Mat's luck and Egwene's Dreaming abilities - these are solid/obvious S3 arcs for these characters that they didn't have time for in S2. No question we'll see them next season, I think, although Mat's luck might have more of a slow-burn introduction than just suddenly working.
The Forsaken - have only just all been released! We'll certainly see them taking over nations in the next season or two.
Darkhounds, Wolfbrother lore, Callandor, fireworks as weapons - I think this has all been held back for pacing. Famously Perrin's plot needs to be spread out to give him stuff to do in later seasons. He might not get prophetic dreams though since it's a bit of a repeat of Egwene's Dreaming and never goes anywhere much.

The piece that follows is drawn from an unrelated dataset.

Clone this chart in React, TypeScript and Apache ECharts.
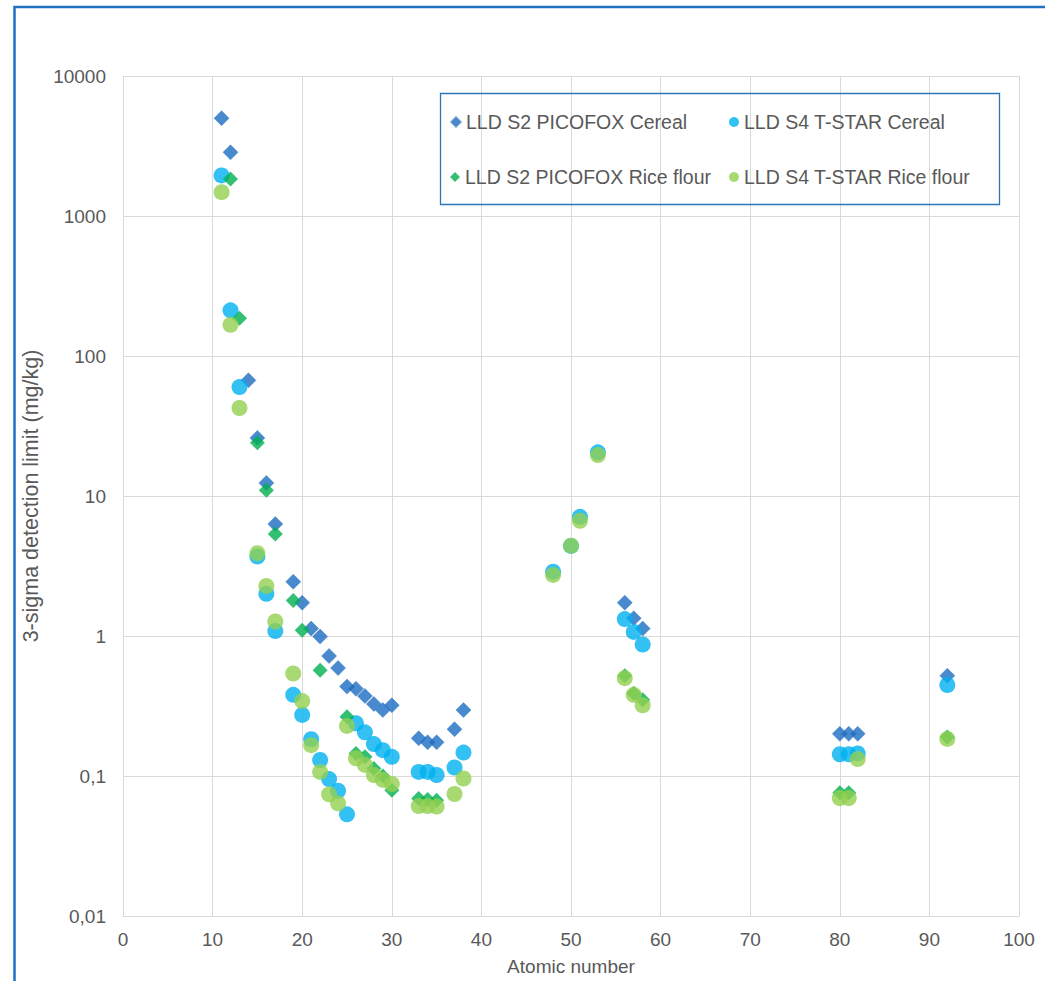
import React, { useEffect, useRef } from "react";
import * as echarts from "echarts";

// ---- Data ----
const s2CerealZ = [11, 12, 14, 15, 16, 17, 19, 20, 21, 22, 23, 24, 25, 26, 27, 28, 29, 30, 33, 34, 35, 37, 38, 56, 57, 58, 80, 81, 82, 92];
const s2CerealV = [5000, 2850, 67, 26, 12.4, 6.3, 2.44, 1.73, 1.13, 0.99, 0.72, 0.59, 0.435, 0.42, 0.373, 0.327, 0.296, 0.32, 0.186, 0.174, 0.174, 0.216, 0.296, 1.73, 1.34, 1.13, 0.2, 0.2, 0.2, 0.52];

const s4CerealZ = [11, 12, 13, 15, 16, 17, 19, 20, 21, 22, 23, 24, 25, 26, 27, 28, 29, 30, 33, 34, 35, 37, 38, 48, 50, 51, 53, 56, 57, 58, 80, 81, 82, 92];
const s4CerealV = [1950, 212, 60, 3.7, 2.0, 1.085, 0.38, 0.273, 0.183, 0.13, 0.095, 0.0785, 0.0532, 0.238, 0.205, 0.169, 0.153, 0.137, 0.107, 0.107, 0.1016, 0.115, 0.147, 2.88, 4.4, 7.1, 20.5, 1.32, 1.07, 0.87, 0.143, 0.143, 0.145, 0.447];

const s2RiceZ = [12, 13, 15, 16, 17, 19, 20, 22, 25, 26, 27, 28, 29, 30, 33, 34, 35, 56, 57, 58, 80, 81, 92];
const s2RiceV = [1840, 186, 24, 11.0, 5.35, 1.79, 1.1, 0.57, 0.265, 0.145, 0.137, 0.113, 0.1, 0.079, 0.069, 0.068, 0.067, 0.52, 0.39, 0.35, 0.076, 0.076, 0.19];

const s4RiceZ = [11, 12, 13, 15, 16, 17, 19, 20, 21, 22, 23, 24, 25, 26, 27, 28, 29, 30, 33, 34, 35, 37, 38, 48, 50, 51, 53, 56, 57, 58, 80, 81, 82, 92];
const s4RiceV = [1480, 167, 42.5, 3.9, 2.28, 1.27, 0.54, 0.343, 0.166, 0.107, 0.074, 0.0638, 0.228, 0.134, 0.12, 0.1016, 0.094, 0.0877, 0.061, 0.061, 0.0605, 0.0744, 0.096, 2.73, 4.42, 6.66, 19.6, 0.5, 0.38, 0.32, 0.0697, 0.0697, 0.132, 0.184];

const seriesNames = [
  "LLD S2 PICOFOX Cereal",
  "LLD S4 T-STAR Cereal",
  "LLD S2 PICOFOX Rice flour",
  "LLD S4 T-STAR Rice flour",
];

const xTitle = "Atomic number";
const yTitle = "3-sigma detection limit (mg/kg)";

const FONT = "'Liberation Sans', Arial, sans-serif";
const TXT = "#595959";
const GRID = "#D9D9D9";

const pairs = (xs: number[], vs: number[]) => xs.map((x, i) => [x, vs[i]]);

export default function App() {
  const ref = useRef<HTMLDivElement>(null);

  useEffect(() => {
    if (!ref.current) return;
    const chart = echarts.init(ref.current, undefined, { renderer: "svg" });

    const legendItem = (name: string, icon: string, left: number, top: number) => ({
      show: true,
      data: [{ name, icon }],
      left,
      top,
      padding: 0,
      itemWidth: 10,
      itemHeight: 10,
      itemGap: 5,
      selectedMode: false,
      textStyle: { fontSize: 19.5, color: TXT, fontFamily: FONT },
    });

    const option: any = {
      animation: false,
      backgroundColor: "#ffffff",
      grid: { left: 123, right: 26, top: 76, bottom: 65 },
      xAxis: {
        type: "value",
        min: 0,
        max: 100,
        interval: 10,
        name: xTitle,
        nameLocation: "middle",
        nameGap: 41,
        nameTextStyle: { fontSize: 19, color: TXT, fontFamily: FONT },
        axisLine: { show: true, lineStyle: { color: GRID, width: 1 } },
        axisTick: { show: false },
        axisLabel: { fontSize: 19, color: TXT, fontFamily: FONT, margin: 14 },
        splitLine: { show: true, lineStyle: { color: GRID, width: 1 } },
      },
      yAxis: {
        type: "log",
        logBase: 10,
        min: 0.01,
        max: 10000,
        splitNumber: 6,
        name: yTitle,
        nameLocation: "middle",
        nameGap: 74,
        nameTextStyle: { fontSize: 21.5, color: TXT, fontFamily: FONT },
        axisLine: { show: false },
        axisTick: { show: false },
        axisLabel: {
          fontSize: 19,
          color: TXT,
          fontFamily: FONT,
          margin: 17,
          formatter: (v: number) => {
            const n = Number(v.toPrecision(2));
            return String(n).replace(".", ",");
          },
        },
        splitLine: { show: true, lineStyle: { color: GRID, width: 1 } },
      },
      legend: [
        legendItem(seriesNames[0], "diamond", 450, 112),
        legendItem(seriesNames[1], "circle", 729, 112),
        legendItem(seriesNames[2], "diamond", 450, 167),
        legendItem(seriesNames[3], "circle", 729, 167),
      ],
      graphic: [
        {
          type: "rect",
          shape: { x: 440.5, y: 93.5, width: 559, height: 111 },
          style: { fill: "none", stroke: "#2E75B6", lineWidth: 1.3 },
          z: 1,
        },
        {
          type: "polyline",
          shape: { points: [[14.5, 981], [14.5, 7], [1045, 7]] },
          style: { fill: "none", stroke: "#1F72C0", lineWidth: 2.5 },
          z: 1,
        },
      ],
      series: [
        {
          name: seriesNames[0],
          type: "scatter",
          symbol: "diamond",
          symbolSize: 15,
          itemStyle: { color: "#1C6CC0", borderColor: "rgba(60,130,200,0.6)", borderWidth: 1 },
          data: pairs(s2CerealZ, s2CerealV),
        },
        {
          name: seriesNames[1],
          type: "scatter",
          symbol: "circle",
          symbolSize: 16,
          itemStyle: { color: "#00B0F0" },
          data: pairs(s4CerealZ, s4CerealV),
        },
        {
          name: seriesNames[2],
          type: "scatter",
          symbol: "diamond",
          symbolSize: 15,
          itemStyle: { color: "#00B050" },
          data: pairs(s2RiceZ, s2RiceV),
        },
        {
          name: seriesNames[3],
          type: "scatter",
          symbol: "circle",
          symbolSize: 16,
          itemStyle: { color: "#92D050" },
          data: pairs(s4RiceZ, s4RiceV),
        },
      ],
    };

    chart.setOption(option);
    return () => chart.dispose();
  }, []);

  return (
    <div
      ref={ref}
      style={{ position: "absolute", left: 0, top: 0, width: 1045, height: 981, background: "#fff" }}
    />
  );
}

Similarly, it's a Big Deal when Rand gets Callandor and then it...stays where it is for five books, that's not good TV pacing. I suspect he will pick it up just in time to try using it and fail against the Seanchan. And we don't need to think about fireworks as weapons until Mat is in a place to take advantage of the possibilities.

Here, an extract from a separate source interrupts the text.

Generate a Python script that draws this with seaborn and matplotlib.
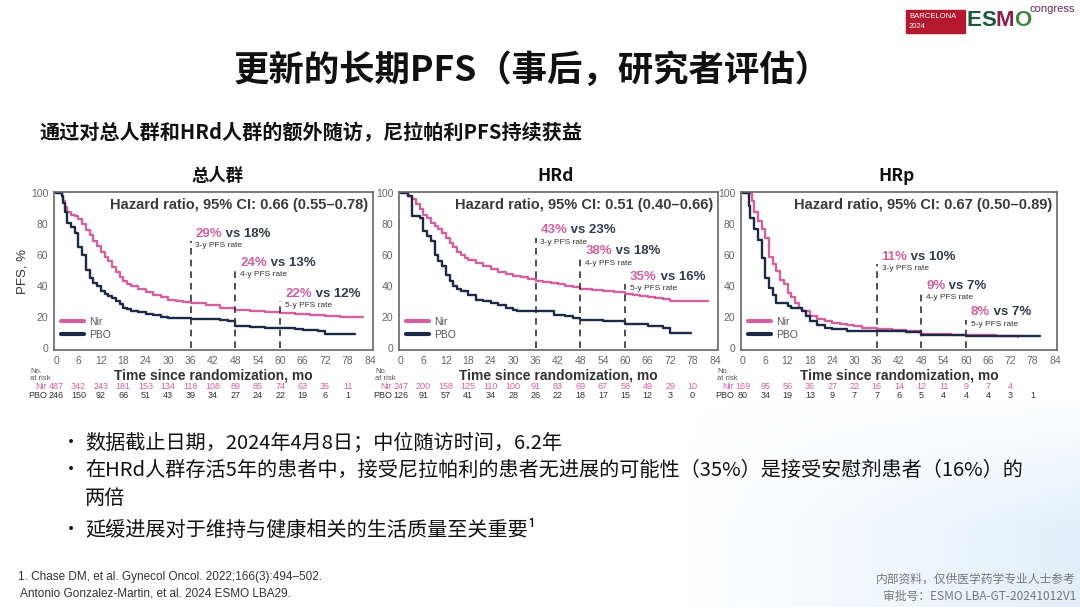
import numpy as np
import pandas as pd
import matplotlib
matplotlib.use("Agg")
import matplotlib.pyplot as plt
from matplotlib.ticker import MultipleLocator, FixedLocator
from matplotlib.lines import Line2D
from matplotlib.text import Annotation
import seaborn as sns

sns.set_style("white")
plt.rcParams['font.family'] = ['Liberation Sans', 'Noto Sans CJK SC', 'DejaVu Sans']
CJK = ['Noto Sans CJK SC', 'DejaVu Sans']

# ---------------- data ----------------
panel_titles = ["总人群", "HRd", "HRp"]
hazard_text = ["Hazard ratio, 95% CI: 0.66 (0.55–0.78)",
               "Hazard ratio, 95% CI: 0.51 (0.40–0.66)",
               "Hazard ratio, 95% CI: 0.67 (0.50–0.89)"]

# Panel 1: overall population
p1_nir_t = [0, 1.5, 2, 2.5, 3, 4, 5, 6, 7, 8, 9, 10, 11, 12, 13, 14, 15, 16, 17, 18, 19, 20, 22, 24, 26, 28, 30, 32, 34, 36, 40, 44, 48, 52, 56, 60, 64, 68, 72, 76, 82]
p1_nir_s = [100, 98, 95, 91, 88, 86, 85, 83, 80, 76, 73, 69, 66, 62, 59, 56, 52, 49, 46, 43, 41, 40, 38, 36, 34, 32.5, 31, 30, 29.5, 29, 27.5, 26, 24.5, 23.8, 23, 22.5, 21.5, 21, 20.4, 19.8, 19.7]
p1_pbo_t = [0, 1.5, 2, 2.5, 3, 4, 5, 6, 7, 8, 9, 10, 11, 12, 13, 14, 15, 16, 17, 18, 19, 20, 22, 24, 26, 28, 30, 32, 36, 40, 44, 46, 48, 52, 56, 60, 64, 66, 70, 72, 80]
p1_pbo_s = [100, 98, 94, 88, 81, 78, 74, 65, 60, 50, 45, 42, 40, 37, 35, 33.5, 32, 30, 28, 26, 25, 24, 23, 22, 21, 20, 19.5, 19, 18.8, 18.5, 18, 17, 14, 13.5, 13, 12.8, 12.3, 11.7, 10.6, 9, 9]

# Panel 2: HRd
p2_nir_t = [0, 2, 3, 4, 5, 6, 7, 8, 9, 10, 11, 12, 13, 14, 15, 16, 17, 18, 20, 22, 24, 26, 28, 30, 32, 34, 36, 38, 40, 42, 44, 46, 48, 51, 54, 57, 60, 62, 64, 66, 68, 70, 72, 76, 82]
p2_nir_s = [100, 98, 96, 93, 90, 86, 84, 81, 79, 77, 74, 71, 68, 65, 62, 60, 58, 57, 55, 53, 51, 49, 47.4, 46.3, 45.7, 44.6, 43, 42.5, 42, 41, 40, 39, 38.3, 37.5, 36.6, 35.8, 35, 34, 33.3, 32.8, 32.3, 31.2, 30, 30, 30]
p2_pbo_t = [0, 2, 3, 5, 6, 7, 8, 9, 10, 11, 12, 13, 14, 15, 16, 18, 20, 22, 24, 26, 28, 30, 31, 36, 40, 41, 44, 46, 48, 54, 60, 66, 70, 72, 77.5]
p2_pbo_s = [100, 98, 85, 84, 75.5, 72, 69, 60, 56, 53, 47, 43, 40, 38, 36.6, 34.4, 31, 30, 29, 27.5, 25.8, 24.7, 23.6, 23.6, 23.6, 21.4, 20.3, 19.3, 18.2, 17, 15.4, 13.9, 12.8, 9.5, 9.5]

# Panel 3: HRp
p3_nir_t = [0, 2.5, 3, 4, 5, 6, 7, 8, 9, 10, 11, 12, 13, 14, 15, 16, 18, 20, 22, 24, 26, 28, 30, 32, 34, 36, 40, 44, 48, 50, 56, 62, 68, 74]
p3_nir_s = [100, 95, 88, 82, 77, 71, 59, 54, 49.5, 44, 41, 35.5, 33, 29, 26, 23.7, 20.4, 18.3, 17.2, 16, 15.5, 15, 14, 13, 12.5, 11.8, 11.2, 10.8, 9, 8.6, 8.3, 8, 7.5, 7]
p3_pbo_t = [0, 1.5, 2, 3, 4, 5, 6, 7, 8, 9, 12, 13, 16, 17, 18, 20, 22, 24, 28, 36, 38, 44, 48, 60, 72, 80]
p3_pbo_s = [100, 92, 84, 77, 70, 58, 45, 38.7, 34.4, 29, 27, 25.8, 23.7, 20.4, 17.2, 15, 13, 11.8, 10.8, 10.8, 10.8, 10, 8, 7.5, 7.5, 7.5]

# Landmark PFS rates (3-y, 4-y, 5-y)
landmark_months = [36, 48, 60]
landmark_names = ["3-y PFS rate", "4-y PFS rate", "5-y PFS rate"]
p1_rates_nir = ["29%", "24%", "22%"]
p1_rates_pbo = ["18%", "13%", "12%"]
p2_rates_nir = ["43%", "38%", "35%"]
p2_rates_pbo = ["23%", "18%", "16%"]
p3_rates_nir = ["11%", "9%", "8%"]
p3_rates_pbo = ["10%", "7%", "7%"]

# Numbers at risk
risk_months = [0, 6, 12, 18, 24, 30, 36, 42, 48, 54, 60, 66, 72, 78]
p1_risk_nir = [487, 342, 243, 181, 153, 134, 118, 108, 89, 85, 74, 63, 35, 11]
p1_risk_pbo = [246, 150, 92, 66, 51, 43, 39, 34, 27, 24, 22, 19, 6, 1]
p2_risk_nir = [247, 200, 158, 125, 110, 100, 91, 83, 69, 67, 58, 49, 29, 10]
p2_risk_pbo = [126, 91, 57, 41, 34, 28, 26, 22, 18, 17, 15, 12, 3, 0]
p3_risk_nir = [169, 95, 56, 36, 27, 22, 16, 14, 12, 11, 9, 7, 4]
p3_risk_pbo = [80, 34, 19, 13, 9, 7, 7, 6, 5, 4, 4, 4, 3, 1]

x_ticks = list(range(0, 85, 6))
y_ticks = [0, 20, 40, 60, 80, 100]

PINK = '#d3609f'
NAVY = '#1c2a46'
GRAY = '#555555'
DARK = '#333a4e'

W, H = 1080, 607
fig = plt.figure(figsize=(W / 100, H / 100), dpi=100)
fig.patch.set_facecolor('white')


def fx(px):
    return px / W


def fy(py):
    return 1 - py / H


def rect(l, t, r, b):
    return [l / W, 1 - b / H, (r - l) / W, (b - t) / H]


# light background decoration (lower right)
bg = fig.add_axes([0, 0, 1, 1], zorder=-5)
bg.set_xlim(0, W)
bg.set_ylim(H, 0)
bg.axis('off')
grad = np.zeros((60, 200, 4))
xs = np.linspace(0, 1, 200)
ys = np.linspace(0, 1, 60)
grad[..., 0] = 0.80
grad[..., 1] = 0.88
grad[..., 2] = 0.95
grad[..., 3] = np.clip((xs[None, :] - 0.1) * 1.0, 0, 1) * np.clip(ys[:, None] * 1.6, 0, 1) * 0.6
bg.imshow(grad, extent=[640, 1080, 607, 395], aspect='auto', interpolation='bilinear')

panels = [
    dict(nir=(p1_nir_t, p1_nir_s), pbo=(p1_pbo_t, p1_pbo_s), rn=p1_rates_nir, rp=p1_rates_pbo,
         kn=p1_risk_nir, kp=p1_risk_pbo, rect=(54, 192, 373, 350), x0=56, x84=370,
         ann_y=[70, 51, 31], title_x=218),
    dict(nir=(p2_nir_t, p2_nir_s), pbo=(p2_pbo_t, p2_pbo_s), rn=p2_rates_nir, rp=p2_rates_pbo,
         kn=p2_risk_nir, kp=p2_risk_pbo, rect=(399, 192, 718, 350), x0=401, x84=715,
         ann_y=[72, 58.5, 42], title_x=556),
    dict(nir=(p3_nir_t, p3_nir_s), pbo=(p3_pbo_t, p3_pbo_s), rn=p3_rates_nir, rp=p3_rates_pbo,
         kn=p3_risk_nir, kp=p3_risk_pbo, rect=(741, 192, 1057, 350), x0=743, x84=1055,
         ann_y=[55, 36, 19], title_x=897),
]

for i, p in enumerate(panels):
    l, t, r, b = p['rect']
    ax = fig.add_axes(rect(l, t, r, b))
    sc = (p['x84'] - p['x0']) / 84.0
    ax.set_xlim(-(p['x0'] - l) / sc, 84 + (r - p['x84']) / sc)
    ax.set_ylim(-1.5, 100.8)

    df = pd.concat([
        pd.DataFrame({'time': p['nir'][0], 'surv': p['nir'][1], 'arm': 'Nir'}),
        pd.DataFrame({'time': p['pbo'][0], 'surv': p['pbo'][1], 'arm': 'PBO'}),
    ], ignore_index=True)
    sns.lineplot(data=df, x='time', y='surv', hue='arm', palette={'Nir': PINK, 'PBO': NAVY},
                 estimator=None, sort=False, drawstyle='steps-post', linewidth=1.7,
                 legend=False, ax=ax)

    for sp in ax.spines.values():
        sp.set_color('#666666')
        sp.set_linewidth(1.2)
    ax.xaxis.set_major_locator(FixedLocator(x_ticks))
    ax.xaxis.set_minor_locator(MultipleLocator(2))
    ax.yaxis.set_major_locator(FixedLocator(y_ticks))
    ax.yaxis.set_minor_locator(MultipleLocator(10))
    ax.tick_params(axis='both', which='major', direction='out', length=3, width=1, color=GRAY,
                   labelsize=7.5, labelcolor='#666666', pad=1)
    ax.tick_params(axis='both', which='minor', direction='out', length=2, width=1, color=GRAY)
    ax.set_xlabel('Time since randomization, mo', fontsize=10, fontweight='bold', color='#333333',
                  labelpad=2)
    ax.set_ylabel('PFS, %' if i == 0 else '', fontsize=9.5, color='#333333', labelpad=2)

    ax.text(0.985, 0.965, hazard_text[i], transform=ax.transAxes, ha='right', va='top',
            fontsize=10.5, fontweight='bold', color='#3a3a3a')

    # landmark lines + annotations
    for m, yb, nm, rn, rp in zip(landmark_months, p['ann_y'], landmark_names, p['rn'], p['rp']):
        ax.plot([m, m], [0, yb - 1], color='#333333', lw=1.2, ls=(0, (4, 3)))
        tx = m + 1.3
        t1 = ax.text(tx, yb, rn, color=PINK, fontsize=9.5, fontweight='bold',
                     ha='left', va='bottom')
        ax.annotate(' vs ' + rp, xycoords=t1, xy=(1, 0), va='bottom', ha='left',
                    color=DARK, fontsize=9.5, fontweight='bold')
        ax.text(tx, yb - 1.5, nm, color='#333333', fontsize=6, ha='left', va='top')

    # legend
    leg_handles = [Line2D([0], [0], color=PINK, lw=3), Line2D([0], [0], color=NAVY, lw=3)]
    lg = ax.legend(leg_handles, ['Nir', 'PBO'], loc='lower left', bbox_to_anchor=(0.0, 0.02),
                   frameon=False, handlelength=2.2, handletextpad=0.5,
                   labelspacing=0.25, borderaxespad=0.3, prop={'size': 7.5})
    for txt in lg.get_texts():
        txt.set_color('#555555')

    # numbers at risk
    fig.text(fx(l - 24), fy(375), 'No.\nat risk', fontsize=5.5, color='#555555',
             va='center', ha='left', linespacing=0.9)
    fig.text(fx(p['x0'] - 9), fy(386.5), 'Nir', fontsize=6.5, color=PINK,
             va='center', ha='right')
    fig.text(fx(p['x0'] - 9), fy(395.5), 'PBO', fontsize=6.5, color='#333333',
             va='center', ha='right')
    for m, n in zip(risk_months, p['kn']):
        fig.text(fx(p['x0'] + m * sc), fy(386.5), str(n), fontsize=6.5, color=PINK,
                 ha='center', va='center')
    for m, n in zip(risk_months, p['kp']):
        fig.text(fx(p['x0'] + m * sc), fy(395.5), str(n), fontsize=6.5, color='#333333',
                 ha='center', va='center')

    fig.text(fx(p['title_x']), fy(176), panel_titles[i], fontsize=12.5, fontweight='bold',
             family=CJK, ha='center', va='center', color='#111111')

# Titles
fig.text(fx(532), fy(70), '更新的长期PFS（事后，研究者评估）', fontsize=25.5, fontweight='bold',
         family=CJK, ha='center', va='center', color='#111111')
fig.text(fx(40), fy(133), '通过对总人群和HRd人群的额外随访，尼拉帕利PFS持续获益', fontsize=14.5,
         fontweight='bold', family=CJK, ha='left', va='center', color='#111111')

# Bullets
bullets = [
    (443, True, '数据截止日期，2024年4月8日；中位随访时间，6.2年'),
    (470, True, '在HRd人群存活5年的患者中，接受尼拉帕利的患者无进展的可能性（35%）是接受安慰剂患者（16%）的'),
    (498, False, '两倍'),
    (530, True, '延缓进展对于维持与健康相关的生活质量至关重要¹'),
]
for yy, has_b, txt in bullets:
    if has_b:
        fig.text(fx(62), fy(yy), '•', fontsize=13, family=CJK, ha='left', va='center', color='#111111')
    fig.text(fx(85), fy(yy), txt, fontsize=14.5, family=CJK, ha='left', va='center', color='#111111')

# Footnotes
fig.text(fx(18), fy(577), '1. Chase DM, et al. Gynecol Oncol. 2022;166(3):494–502.', fontsize=8.5,
         ha='left', va='center', color='#333333')
fig.text(fx(20), fy(594), 'Antonio Gonzalez-Martin, et al. 2024 ESMO LBA29.', fontsize=8.5,
         ha='left', va='center', color='#333333')
fig.text(fx(1076), fy(579), '内部资料，仅供医学药学专业人士参考', fontsize=8.5, family=CJK,
         ha='right', va='center', color='#777777')
fig.text(fx(1076), fy(596), '审批号：ESMO LBA-GT-20241012V1', fontsize=8.5, family=CJK,
         ha='right', va='center', color='#777777')

# Logo
bg.add_patch(plt.Rectangle((906, 10), 59, 23, color='#b3182f', zorder=2))
fig.text(fx(909), fy(16), 'BARCELONA', fontsize=5.5, color='white', ha='left', va='center')
fig.text(fx(909), fy(27), '2024', fontsize=5.5, color='white', ha='left', va='center')
last = fig.text(fx(966), fy(31), 'E', fontsize=16, fontweight='bold', color='#1e5a3c',
                ha='left', va='bottom')
for ch, col in zip('SMO', ['#1e5a3c', '#8d1e47', '#3f8a3a']):
    last = fig.add_artist(Annotation(ch, xy=(1, 0), xycoords=last, va='bottom', ha='left',
                                     fontsize=16, fontweight='bold', color=col))
fig.text(fx(1030), fy(9), 'congress', fontsize=8, color='#6a2a55', ha='left', va='center')

fig.savefig('out.png', dpi=100, facecolor='white')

Balefire, widespread ta'veren effects, Grey Men - these are all things which pose the question 'why aren't they being used all the time' once they're introduced, and the latter two will be quite hard to effectively and efficiently do in a visual medium. We'll get balefire eventually but at a much higher power level for our characters, and the other two we might never get at all.
Tear and Illian - genuinely no idea when we'll get to these cities! Illian we may never visit as not a lot happens there that has to happen *there*. We'll go to Tear (the city proper) at SOME point but...depends on a lot of things exactly when.